Vox Populi is allegedy selling the domians for $2,000, described as a ‘sunrise’ premium to those wishing to register ‘.sucks’ addresses early.

“Also they are using a list of words or names that have been defensively registered in the past, for which they are charging the top amount.”

By contrast, new gTLDs such as “.rocks” or “.forsale” typically sell for between $5 (£3.42) and $20 a year.

Another controversial new suffix, .porn, has already begun its early access period, drawing registrations from Microsoft, Harvard University and even pop star Taylor Swift.

Celebrities have more experience with the problems that may arise, having dealt with a barrage of new web site names when the .xxx suffix opened for business four years ago.
“Predatory”

In a strongly worded letter to Icann, the authority’s own advisory body, the Intellectual Property Constituency (IPC), demanded a “halt” to Vox Populi’s “illicit”, “predatory” and “coercive” selling scheme.

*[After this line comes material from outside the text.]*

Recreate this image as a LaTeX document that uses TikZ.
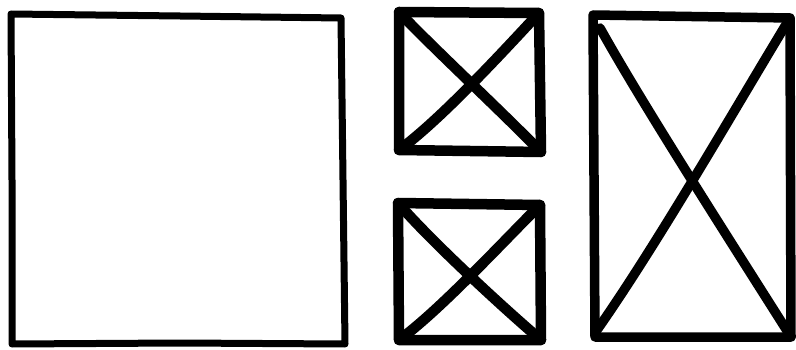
\documentclass[tikz,border=0pt]{standalone}
\begin{document}
\begin{tikzpicture}[x=1pt,y=-1pt,
  sketch/.style={draw=black,line cap=round,line join=round},
  thin sketch/.style={sketch,line width=7pt},
  mid sketch/.style={sketch,line width=9.5pt},
  thick sketch/.style={sketch,line width=10.5pt}]
\useasboundingbox (0,0) rectangle (796,350);
% left square
\draw[thin sketch] (11,14) -- (180,16) -- (341,18) -- (343,180) -- (345,344) -- (180,343) -- (12,344) -- (12,180) -- cycle;
% middle top box
\coordinate (a1) at (399,12);
\coordinate (a2) at (539,13);
\coordinate (a3) at (541,152);
\coordinate (a4) at (399,150);
\draw[thick sketch] (a1) -- (a2) -- (a3) -- (a4) -- cycle;
\draw[thick sketch] (a1) .. controls (430,45) and (500,110) .. (a3);
\draw[thick sketch] (a2) .. controls (500,55) and (440,120) .. (a4);
% middle bottom box
\coordinate (b1) at (398,203);
\coordinate (b2) at (540,205);
\coordinate (b3) at (541,340);
\coordinate (b4) at (399,340);
\draw[thick sketch] (b1) -- (b2) -- (b3) -- (b4) -- cycle;
\draw[thick sketch] (b1) .. controls (430,240) and (500,305) .. (b3);
\draw[thick sketch] (b2) .. controls (500,245) and (440,310) .. (b4);
% right rectangle
\coordinate (c1) at (593,15);
\coordinate (c2) at (790,18);
\coordinate (c3) at (791,337);
\coordinate (c4) at (595,337);
\draw[mid sketch] (c1) -- (c2) -- (c3) -- (c4) -- cycle;
\draw[mid sketch] (600,28) .. controls (640,100) and (720,225) .. (c3);
\draw[mid sketch] (c2) .. controls (740,100) and (660,240) .. (597,330);
\end{tikzpicture}
\end{document}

But even though Icann approved the “.sucks” domain name sale and issued the licence to sell the related website addresses, it appears not to have jurisdiction over how they are sold.
There is no evidence that Vox Populi has done anything wrong, and the company told Domain Incite its pricing and policies were “well within the rules”.

Icann has referred Vox Populi to the two bodies it believes may have the regulatory authority to investigate the company’s practices: the Federal Trade Commission in the United States and the Canadian Office of Consumer Affairs, as the company is registered in Canada.

But unless the company has broken the law, it is not clear what powers Icann has over Vox Populi’s handing of the sale of “.sucks”.